Can you set down, exactly as they appear below, the lines from the opening of the material through the one bearing "const yMin = 0, yMax", minus the pictures?

## DATA BLOCK
★ ★ ★

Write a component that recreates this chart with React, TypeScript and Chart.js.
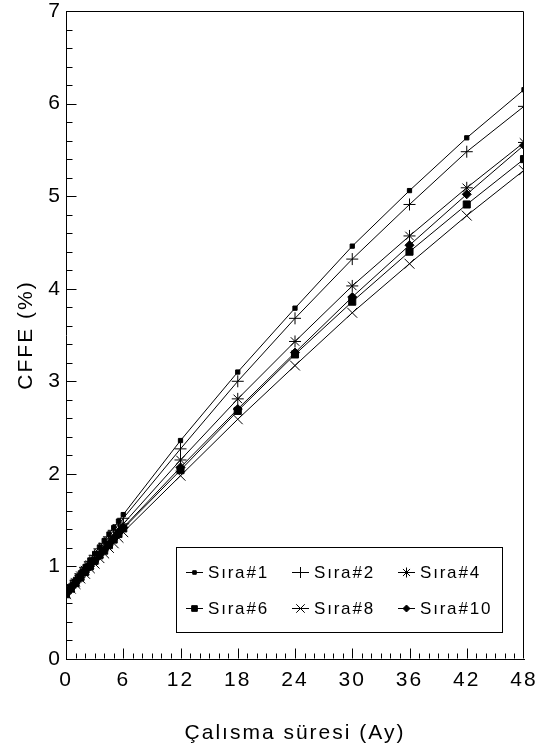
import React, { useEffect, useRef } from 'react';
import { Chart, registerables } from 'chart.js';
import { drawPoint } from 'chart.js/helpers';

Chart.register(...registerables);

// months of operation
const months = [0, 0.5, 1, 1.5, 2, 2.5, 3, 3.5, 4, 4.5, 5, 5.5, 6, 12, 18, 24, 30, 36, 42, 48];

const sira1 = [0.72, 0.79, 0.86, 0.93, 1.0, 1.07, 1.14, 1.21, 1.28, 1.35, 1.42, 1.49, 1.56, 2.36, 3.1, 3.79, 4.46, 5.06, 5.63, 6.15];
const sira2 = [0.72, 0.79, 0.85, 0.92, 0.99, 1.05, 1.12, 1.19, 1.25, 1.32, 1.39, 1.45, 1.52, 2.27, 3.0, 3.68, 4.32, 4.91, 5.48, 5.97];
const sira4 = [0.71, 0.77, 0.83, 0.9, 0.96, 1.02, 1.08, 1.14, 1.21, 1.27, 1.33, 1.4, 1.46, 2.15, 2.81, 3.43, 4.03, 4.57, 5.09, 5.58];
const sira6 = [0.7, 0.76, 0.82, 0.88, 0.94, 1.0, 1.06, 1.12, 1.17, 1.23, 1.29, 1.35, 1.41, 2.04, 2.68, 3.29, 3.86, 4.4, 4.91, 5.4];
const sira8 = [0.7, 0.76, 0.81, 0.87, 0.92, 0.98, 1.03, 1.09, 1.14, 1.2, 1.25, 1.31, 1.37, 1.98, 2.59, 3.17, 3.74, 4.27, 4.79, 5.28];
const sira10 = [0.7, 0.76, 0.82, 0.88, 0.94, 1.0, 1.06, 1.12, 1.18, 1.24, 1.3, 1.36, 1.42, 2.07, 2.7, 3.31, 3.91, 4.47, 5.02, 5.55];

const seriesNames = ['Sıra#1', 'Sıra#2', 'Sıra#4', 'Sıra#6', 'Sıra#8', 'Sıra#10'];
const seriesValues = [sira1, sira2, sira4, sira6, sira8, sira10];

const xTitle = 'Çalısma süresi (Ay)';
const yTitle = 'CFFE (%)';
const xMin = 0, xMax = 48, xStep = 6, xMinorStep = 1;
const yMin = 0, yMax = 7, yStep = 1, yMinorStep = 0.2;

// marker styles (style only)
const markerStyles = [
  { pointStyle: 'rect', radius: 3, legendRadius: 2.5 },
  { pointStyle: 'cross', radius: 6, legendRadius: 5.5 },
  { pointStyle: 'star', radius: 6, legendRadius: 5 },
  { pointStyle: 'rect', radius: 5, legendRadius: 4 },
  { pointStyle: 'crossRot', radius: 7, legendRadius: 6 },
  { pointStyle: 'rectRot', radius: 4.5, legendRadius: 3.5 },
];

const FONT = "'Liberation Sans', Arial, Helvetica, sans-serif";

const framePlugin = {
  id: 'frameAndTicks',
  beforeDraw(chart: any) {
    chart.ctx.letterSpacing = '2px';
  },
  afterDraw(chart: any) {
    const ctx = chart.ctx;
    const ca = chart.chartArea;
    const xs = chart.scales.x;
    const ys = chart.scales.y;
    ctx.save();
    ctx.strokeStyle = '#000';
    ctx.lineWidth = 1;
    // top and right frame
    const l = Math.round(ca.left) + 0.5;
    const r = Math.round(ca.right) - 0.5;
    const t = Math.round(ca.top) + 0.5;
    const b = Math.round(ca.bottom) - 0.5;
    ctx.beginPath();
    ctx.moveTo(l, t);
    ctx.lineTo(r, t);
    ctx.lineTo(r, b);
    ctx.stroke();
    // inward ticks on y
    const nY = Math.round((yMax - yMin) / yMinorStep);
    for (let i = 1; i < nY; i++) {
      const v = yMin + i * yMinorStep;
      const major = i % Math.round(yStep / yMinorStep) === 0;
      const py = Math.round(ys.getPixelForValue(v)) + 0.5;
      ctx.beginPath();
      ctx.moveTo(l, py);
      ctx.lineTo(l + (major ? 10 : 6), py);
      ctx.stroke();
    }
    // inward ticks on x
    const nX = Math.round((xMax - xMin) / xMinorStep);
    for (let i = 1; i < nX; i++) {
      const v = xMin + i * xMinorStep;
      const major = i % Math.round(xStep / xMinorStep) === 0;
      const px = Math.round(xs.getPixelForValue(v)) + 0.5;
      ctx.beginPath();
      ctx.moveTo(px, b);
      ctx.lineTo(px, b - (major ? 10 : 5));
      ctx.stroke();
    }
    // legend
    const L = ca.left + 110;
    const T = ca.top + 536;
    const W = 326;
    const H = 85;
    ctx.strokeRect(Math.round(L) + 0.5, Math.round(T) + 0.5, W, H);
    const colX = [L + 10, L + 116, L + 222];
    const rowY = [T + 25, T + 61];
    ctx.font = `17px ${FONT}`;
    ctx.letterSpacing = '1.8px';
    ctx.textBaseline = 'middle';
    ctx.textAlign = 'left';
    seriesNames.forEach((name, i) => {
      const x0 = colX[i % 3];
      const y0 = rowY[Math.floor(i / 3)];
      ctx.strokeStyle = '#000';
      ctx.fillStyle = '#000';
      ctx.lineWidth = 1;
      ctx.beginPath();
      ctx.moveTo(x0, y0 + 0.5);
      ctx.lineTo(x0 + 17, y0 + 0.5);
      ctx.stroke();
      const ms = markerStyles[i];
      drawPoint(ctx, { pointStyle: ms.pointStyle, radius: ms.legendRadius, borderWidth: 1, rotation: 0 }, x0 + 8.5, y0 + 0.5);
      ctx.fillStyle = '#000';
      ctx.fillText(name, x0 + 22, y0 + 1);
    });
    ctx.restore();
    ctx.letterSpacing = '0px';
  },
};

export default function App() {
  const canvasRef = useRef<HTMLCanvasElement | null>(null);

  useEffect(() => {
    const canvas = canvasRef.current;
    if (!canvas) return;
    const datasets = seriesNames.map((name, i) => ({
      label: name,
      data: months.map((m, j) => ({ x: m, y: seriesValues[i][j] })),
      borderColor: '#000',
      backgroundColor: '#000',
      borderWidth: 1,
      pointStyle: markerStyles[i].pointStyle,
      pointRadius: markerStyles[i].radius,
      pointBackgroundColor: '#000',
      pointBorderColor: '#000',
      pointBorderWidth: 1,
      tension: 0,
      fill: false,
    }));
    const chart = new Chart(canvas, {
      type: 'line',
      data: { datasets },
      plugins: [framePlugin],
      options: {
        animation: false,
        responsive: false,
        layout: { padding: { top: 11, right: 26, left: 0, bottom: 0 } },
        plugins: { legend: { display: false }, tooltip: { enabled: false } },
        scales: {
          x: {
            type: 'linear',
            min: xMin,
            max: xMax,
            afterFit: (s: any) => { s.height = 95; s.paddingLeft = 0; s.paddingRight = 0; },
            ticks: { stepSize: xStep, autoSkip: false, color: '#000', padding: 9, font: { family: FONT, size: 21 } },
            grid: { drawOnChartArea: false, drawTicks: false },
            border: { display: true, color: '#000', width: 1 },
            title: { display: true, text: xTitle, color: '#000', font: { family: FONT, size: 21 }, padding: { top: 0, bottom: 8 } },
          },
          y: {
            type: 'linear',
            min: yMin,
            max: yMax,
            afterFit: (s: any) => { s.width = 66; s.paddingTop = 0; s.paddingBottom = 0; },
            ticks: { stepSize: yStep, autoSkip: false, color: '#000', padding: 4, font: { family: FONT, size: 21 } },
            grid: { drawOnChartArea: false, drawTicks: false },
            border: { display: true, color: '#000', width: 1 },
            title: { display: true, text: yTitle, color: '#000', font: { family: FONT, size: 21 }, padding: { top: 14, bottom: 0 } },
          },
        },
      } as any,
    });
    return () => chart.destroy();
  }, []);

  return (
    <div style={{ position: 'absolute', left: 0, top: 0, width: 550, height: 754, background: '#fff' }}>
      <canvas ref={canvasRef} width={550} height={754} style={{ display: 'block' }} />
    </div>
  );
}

★ ★ ★

## EXERCISE ANSWER
Write a component that recreates this chart with React, TypeScript and Chart.js.
import React, { useEffect, useRef } from 'react';
import { Chart, registerables } from 'chart.js';
import { drawPoint } from 'chart.js/helpers';

Chart.register(...registerables);

// months of operation
const months = [0, 0.5, 1, 1.5, 2, 2.5, 3, 3.5, 4, 4.5, 5, 5.5, 6, 12, 18, 24, 30, 36, 42, 48];

const sira1 = [0.72, 0.79, 0.86, 0.93, 1.0, 1.07, 1.14, 1.21, 1.28, 1.35, 1.42, 1.49, 1.56, 2.36, 3.1, 3.79, 4.46, 5.06, 5.63, 6.15];
const sira2 = [0.72, 0.79, 0.85, 0.92, 0.99, 1.05, 1.12, 1.19, 1.25, 1.32, 1.39, 1.45, 1.52, 2.27, 3.0, 3.68, 4.32, 4.91, 5.48, 5.97];
const sira4 = [0.71, 0.77, 0.83, 0.9, 0.96, 1.02, 1.08, 1.14, 1.21, 1.27, 1.33, 1.4, 1.46, 2.15, 2.81, 3.43, 4.03, 4.57, 5.09, 5.58];
const sira6 = [0.7, 0.76, 0.82, 0.88, 0.94, 1.0, 1.06, 1.12, 1.17, 1.23, 1.29, 1.35, 1.41, 2.04, 2.68, 3.29, 3.86, 4.4, 4.91, 5.4];
const sira8 = [0.7, 0.76, 0.81, 0.87, 0.92, 0.98, 1.03, 1.09, 1.14, 1.2, 1.25, 1.31, 1.37, 1.98, 2.59, 3.17, 3.74, 4.27, 4.79, 5.28];
const sira10 = [0.7, 0.76, 0.82, 0.88, 0.94, 1.0, 1.06, 1.12, 1.18, 1.24, 1.3, 1.36, 1.42, 2.07, 2.7, 3.31, 3.91, 4.47, 5.02, 5.55];

const seriesNames = ['Sıra#1', 'Sıra#2', 'Sıra#4', 'Sıra#6', 'Sıra#8', 'Sıra#10'];
const seriesValues = [sira1, sira2, sira4, sira6, sira8, sira10];

const xTitle = 'Çalısma süresi (Ay)';
const yTitle = 'CFFE (%)';
const xMin = 0, xMax = 48, xStep = 6, xMinorStep = 1;
const yMin = 0, yMax = 7, yStep = 1, yMinorStep = 0.2;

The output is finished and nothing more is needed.